Transcribe every line exactly and omit anything that is a picture.
* * * * * * *
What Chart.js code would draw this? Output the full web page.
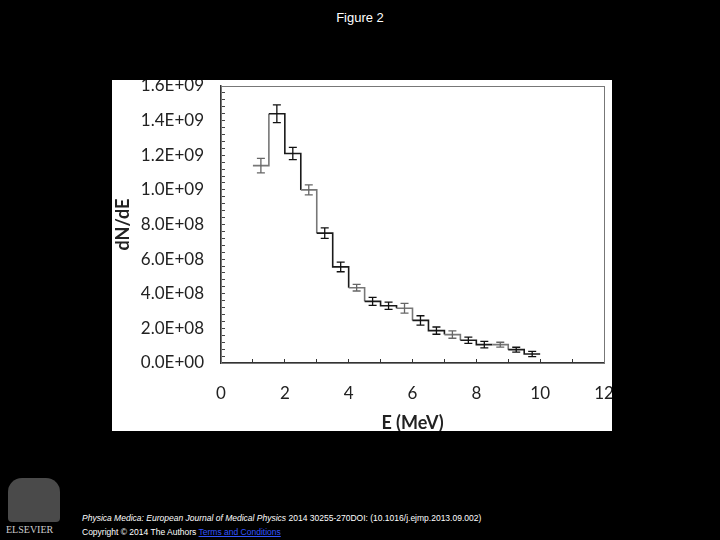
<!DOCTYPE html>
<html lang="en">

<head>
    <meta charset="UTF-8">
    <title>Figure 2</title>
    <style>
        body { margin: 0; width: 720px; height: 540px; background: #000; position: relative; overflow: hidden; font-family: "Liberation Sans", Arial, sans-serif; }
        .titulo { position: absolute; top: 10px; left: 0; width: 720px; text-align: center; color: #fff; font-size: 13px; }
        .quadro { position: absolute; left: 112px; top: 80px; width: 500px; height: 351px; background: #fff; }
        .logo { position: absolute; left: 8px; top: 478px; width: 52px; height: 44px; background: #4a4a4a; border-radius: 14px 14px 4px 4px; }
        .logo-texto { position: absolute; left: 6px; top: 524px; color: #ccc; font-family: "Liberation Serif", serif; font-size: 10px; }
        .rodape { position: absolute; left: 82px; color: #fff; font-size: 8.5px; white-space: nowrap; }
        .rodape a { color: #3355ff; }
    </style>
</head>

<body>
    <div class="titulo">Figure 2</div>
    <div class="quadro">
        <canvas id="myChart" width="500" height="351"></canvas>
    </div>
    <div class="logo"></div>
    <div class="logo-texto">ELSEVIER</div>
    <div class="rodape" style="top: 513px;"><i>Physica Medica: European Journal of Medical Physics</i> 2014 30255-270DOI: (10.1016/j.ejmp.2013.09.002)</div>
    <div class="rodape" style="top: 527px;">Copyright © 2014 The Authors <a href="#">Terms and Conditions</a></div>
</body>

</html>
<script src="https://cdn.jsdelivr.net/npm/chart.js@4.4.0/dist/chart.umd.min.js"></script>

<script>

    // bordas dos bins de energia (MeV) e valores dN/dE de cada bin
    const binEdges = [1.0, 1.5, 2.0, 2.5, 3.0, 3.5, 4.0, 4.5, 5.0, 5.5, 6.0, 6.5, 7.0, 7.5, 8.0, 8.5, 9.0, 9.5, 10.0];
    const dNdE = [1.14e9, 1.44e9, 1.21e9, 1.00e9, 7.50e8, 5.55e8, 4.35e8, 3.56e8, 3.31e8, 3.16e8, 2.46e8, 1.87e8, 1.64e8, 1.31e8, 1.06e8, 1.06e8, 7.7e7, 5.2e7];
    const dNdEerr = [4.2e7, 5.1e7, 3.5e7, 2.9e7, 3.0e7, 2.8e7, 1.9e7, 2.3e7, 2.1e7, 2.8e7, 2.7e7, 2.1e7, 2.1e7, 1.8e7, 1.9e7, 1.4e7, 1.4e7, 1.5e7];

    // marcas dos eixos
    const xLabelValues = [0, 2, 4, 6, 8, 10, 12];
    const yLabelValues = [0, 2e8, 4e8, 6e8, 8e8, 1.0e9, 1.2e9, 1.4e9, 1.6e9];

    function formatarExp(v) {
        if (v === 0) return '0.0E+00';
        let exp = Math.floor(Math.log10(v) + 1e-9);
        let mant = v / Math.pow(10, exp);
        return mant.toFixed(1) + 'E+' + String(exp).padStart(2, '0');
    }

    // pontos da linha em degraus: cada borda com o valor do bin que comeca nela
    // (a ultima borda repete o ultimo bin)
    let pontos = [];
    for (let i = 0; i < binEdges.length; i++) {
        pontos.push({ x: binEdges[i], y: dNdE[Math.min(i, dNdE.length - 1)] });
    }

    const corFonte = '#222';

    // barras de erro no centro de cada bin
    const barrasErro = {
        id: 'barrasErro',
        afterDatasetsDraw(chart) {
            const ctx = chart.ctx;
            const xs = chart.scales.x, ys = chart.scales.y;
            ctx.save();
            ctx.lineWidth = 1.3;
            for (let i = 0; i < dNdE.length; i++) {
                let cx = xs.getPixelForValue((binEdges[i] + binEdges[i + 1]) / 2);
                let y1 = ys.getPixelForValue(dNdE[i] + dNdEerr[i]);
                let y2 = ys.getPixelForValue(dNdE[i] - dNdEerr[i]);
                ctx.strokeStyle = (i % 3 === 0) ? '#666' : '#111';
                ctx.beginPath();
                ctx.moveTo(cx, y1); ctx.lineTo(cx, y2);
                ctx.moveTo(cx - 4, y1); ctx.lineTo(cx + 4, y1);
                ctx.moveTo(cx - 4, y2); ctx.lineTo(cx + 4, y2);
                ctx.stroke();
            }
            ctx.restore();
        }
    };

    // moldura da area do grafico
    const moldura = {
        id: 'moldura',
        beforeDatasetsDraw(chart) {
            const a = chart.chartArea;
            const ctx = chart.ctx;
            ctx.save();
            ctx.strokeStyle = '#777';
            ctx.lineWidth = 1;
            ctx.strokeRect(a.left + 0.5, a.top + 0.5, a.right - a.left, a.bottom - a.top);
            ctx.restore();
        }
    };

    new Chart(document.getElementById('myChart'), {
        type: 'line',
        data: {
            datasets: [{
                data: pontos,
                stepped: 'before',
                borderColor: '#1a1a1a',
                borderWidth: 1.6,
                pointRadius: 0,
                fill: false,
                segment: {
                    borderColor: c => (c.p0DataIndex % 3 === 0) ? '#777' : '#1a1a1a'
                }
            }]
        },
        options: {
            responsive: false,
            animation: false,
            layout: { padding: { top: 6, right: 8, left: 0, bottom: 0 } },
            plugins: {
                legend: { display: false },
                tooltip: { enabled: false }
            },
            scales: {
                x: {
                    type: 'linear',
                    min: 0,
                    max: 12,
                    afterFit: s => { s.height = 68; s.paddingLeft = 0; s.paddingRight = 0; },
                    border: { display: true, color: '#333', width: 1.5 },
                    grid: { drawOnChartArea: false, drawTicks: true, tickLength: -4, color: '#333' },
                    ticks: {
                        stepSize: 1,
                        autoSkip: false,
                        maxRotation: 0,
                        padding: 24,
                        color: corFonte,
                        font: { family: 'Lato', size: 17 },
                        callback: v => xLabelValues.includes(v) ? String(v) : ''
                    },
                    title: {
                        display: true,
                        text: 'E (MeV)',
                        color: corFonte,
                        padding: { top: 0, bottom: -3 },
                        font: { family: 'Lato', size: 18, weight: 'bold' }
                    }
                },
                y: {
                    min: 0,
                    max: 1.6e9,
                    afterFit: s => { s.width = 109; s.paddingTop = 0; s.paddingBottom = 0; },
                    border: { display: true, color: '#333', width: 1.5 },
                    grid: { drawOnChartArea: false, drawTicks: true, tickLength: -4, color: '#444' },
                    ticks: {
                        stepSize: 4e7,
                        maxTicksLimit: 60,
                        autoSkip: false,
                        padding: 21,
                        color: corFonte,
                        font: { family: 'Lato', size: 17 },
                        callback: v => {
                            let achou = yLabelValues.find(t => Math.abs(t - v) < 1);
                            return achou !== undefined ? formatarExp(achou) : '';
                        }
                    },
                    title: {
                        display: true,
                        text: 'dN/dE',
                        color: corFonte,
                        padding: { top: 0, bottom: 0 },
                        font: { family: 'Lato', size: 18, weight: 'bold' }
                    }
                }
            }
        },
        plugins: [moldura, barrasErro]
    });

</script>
* * * * * * *
■ EXPECTED ANSWER:
What Chart.js code would draw this? Output the full web page.
<!DOCTYPE html>
<html lang="en">

<head>
    <meta charset="UTF-8">
    <title>Figure 2</title>
    <style>
        body { margin: 0; width: 720px; height: 540px; background: #000; position: relative; overflow: hidden; font-family: "Liberation Sans", Arial, sans-serif; }
        .titulo { position: absolute; top: 10px; left: 0; width: 720px; text-align: center; color: #fff; font-size: 13px; }
        .quadro { position: absolute; left: 112px; top: 80px; width: 500px; height: 351px; background: #fff; }
        .logo { position: absolute; left: 8px; top: 478px; width: 52px; height: 44px; background: #4a4a4a; border-radius: 14px 14px 4px 4px; }
        .logo-texto { position: absolute; left: 6px; top: 524px; color: #ccc; font-family: "Liberation Serif", serif; font-size: 10px; }
        .rodape { position: absolute; left: 82px; color: #fff; font-size: 8.5px; white-space: nowrap; }
        .rodape a { color: #3355ff; }
    </style>
</head>

<body>
    <div class="titulo">Figure 2</div>
    <div class="quadro">
        <canvas id="myChart" width="500" height="351"></canvas>
    </div>
    <div class="logo"></div>
    <div class="logo-texto">ELSEVIER</div>
    <div class="rodape" style="top: 513px;"><i>Physica Medica: European Journal of Medical Physics</i> 2014 30255-270DOI: (10.1016/j.ejmp.2013.09.002)</div>
    <div class="rodape" style="top: 527px;">Copyright © 2014 The Authors <a href="#">Terms and Conditions</a></div>
</body>

</html>
<script src="https://cdn.jsdelivr.net/npm/chart.js@4.4.0/dist/chart.umd.min.js"></script>

<script>

    // bordas dos bins de energia (MeV) e valores dN/dE de cada bin
    const binEdges = [1.0, 1.5, 2.0, 2.5, 3.0, 3.5, 4.0, 4.5, 5.0, 5.5, 6.0, 6.5, 7.0, 7.5, 8.0, 8.5, 9.0, 9.5, 10.0];
    const dNdE = [1.14e9, 1.44e9, 1.21e9, 1.00e9, 7.50e8, 5.55e8, 4.35e8, 3.56e8, 3.31e8, 3.16e8, 2.46e8, 1.87e8, 1.64e8, 1.31e8, 1.06e8, 1.06e8, 7.7e7, 5.2e7];
    const dNdEerr = [4.2e7, 5.1e7, 3.5e7, 2.9e7, 3.0e7, 2.8e7, 1.9e7, 2.3e7, 2.1e7, 2.8e7, 2.7e7, 2.1e7, 2.1e7, 1.8e7, 1.9e7, 1.4e7, 1.4e7, 1.5e7];

    // marcas dos eixos
    const xLabelValues = [0, 2, 4, 6, 8, 10, 12];
    const yLabelValues = [0, 2e8, 4e8, 6e8, 8e8, 1.0e9, 1.2e9, 1.4e9, 1.6e9];

    function formatarExp(v) {
        if (v === 0) return '0.0E+00';
        let exp = Math.floor(Math.log10(v) + 1e-9);
        let mant = v / Math.pow(10, exp);
        return mant.toFixed(1) + 'E+' + String(exp).padStart(2, '0');
    }

    // pontos da linha em degraus: cada borda com o valor do bin que comeca nela
    // (a ultima borda repete o ultimo bin)
    let pontos = [];
    for (let i = 0; i < binEdges.length; i++) {
        pontos.push({ x: binEdges[i], y: dNdE[Math.min(i, dNdE.length - 1)] });
    }

    const corFonte = '#222';

    // barras de erro no centro de cada bin
    const barrasErro = {
        id: 'barrasErro',
        afterDatasetsDraw(chart) {
            const ctx = chart.ctx;
            const xs = chart.scales.x, ys = chart.scales.y;
            ctx.save();
            ctx.lineWidth = 1.3;
            for (let i = 0; i < dNdE.length; i++) {
                let cx = xs.getPixelForValue((binEdges[i] + binEdges[i + 1]) / 2);
                let y1 = ys.getPixelForValue(dNdE[i] + dNdEerr[i]);
                let y2 = ys.getPixelForValue(dNdE[i] - dNdEerr[i]);
                ctx.strokeStyle = (i % 3 === 0) ? '#666' : '#111';
                ctx.beginPath();
                ctx.moveTo(cx, y1); ctx.lineTo(cx, y2);
                ctx.moveTo(cx - 4, y1); ctx.lineTo(cx + 4, y1);
                ctx.moveTo(cx - 4, y2); ctx.lineTo(cx + 4, y2);
                ctx.stroke();
            }
            ctx.restore();
        }
    };

    // moldura da area do grafico
    const moldura = {
        id: 'moldura',
        beforeDatasetsDraw(chart) {
            const a = chart.chartArea;
            const ctx = chart.ctx;
            ctx.save();
            ctx.strokeStyle = '#777';
            ctx.lineWidth = 1;
            ctx.strokeRect(a.left + 0.5, a.top + 0.5, a.right - a.left, a.bottom - a.top);
            ctx.restore();
        }
    };

    new Chart(document.getElementById('myChart'), {
        type: 'line',
        data: {
            datasets: [{
                data: pontos,
                stepped: 'before',
                borderColor: '#1a1a1a',
                borderWidth: 1.6,
                pointRadius: 0,
                fill: false,
                segment: {
                    borderColor: c => (c.p0DataIndex % 3 === 0) ? '#777' : '#1a1a1a'
                }
            }]
        },
        options: {
            responsive: false,
            animation: false,
            layout: { padding: { top: 6, right: 8, left: 0, bottom: 0 } },
            plugins: {
                legend: { display: false },
                tooltip: { enabled: false }
            },
            scales: {
                x: {
                    type: 'linear',
                    min: 0,
                    max: 12,
                    afterFit: s => { s.height = 68; s.paddingLeft = 0; s.paddingRight = 0; },
                    border: { display: true, color: '#333', width: 1.5 },
                    grid: { drawOnChartArea: false, drawTicks: true, tickLength: -4, color: '#333' },
                    ticks: {
                        stepSize: 1,
                        autoSkip: false,
                        maxRotation: 0,
                        padding: 24,
                        color: corFonte,
                        font: { family: 'Lato', size: 17 },
                        callback: v => xLabelValues.includes(v) ? String(v) : ''
                    },
                    title: {
                        display: true,
                        text: 'E (MeV)',
                        color: corFonte,
                        padding: { top: 0, bottom: -3 },
                        font: { family: 'Lato', size: 18, weight: 'bold' }
                    }
                },
                y: {
                    min: 0,
                    max: 1.6e9,
                    afterFit: s => { s.width = 109; s.paddingTop = 0; s.paddingBottom = 0; },
                    border: { display: true, color: '#333', width: 1.5 },
                    grid: { drawOnChartArea: false, drawTicks: true, tickLength: -4, color: '#444' },
                    ticks: {
                        stepSize: 4e7,
                        maxTicksLimit: 60,
                        autoSkip: false,
                        padding: 21,
                        color: corFonte,
                        font: { family: 'Lato', size: 17 },
                        callback: v => {
                            let achou = yLabelValues.find(t => Math.abs(t - v) < 1);
                            return achou !== undefined ? formatarExp(achou) : '';
                        }
                    },
                    title: {
                        display: true,
                        text: 'dN/dE',
                        color: corFonte,
                        padding: { top: 0, bottom: 0 },
                        font: { family: 'Lato', size: 18, weight: 'bold' }
                    }
                }
            }
        },
        plugins: [moldura, barrasErro]
    });

</script>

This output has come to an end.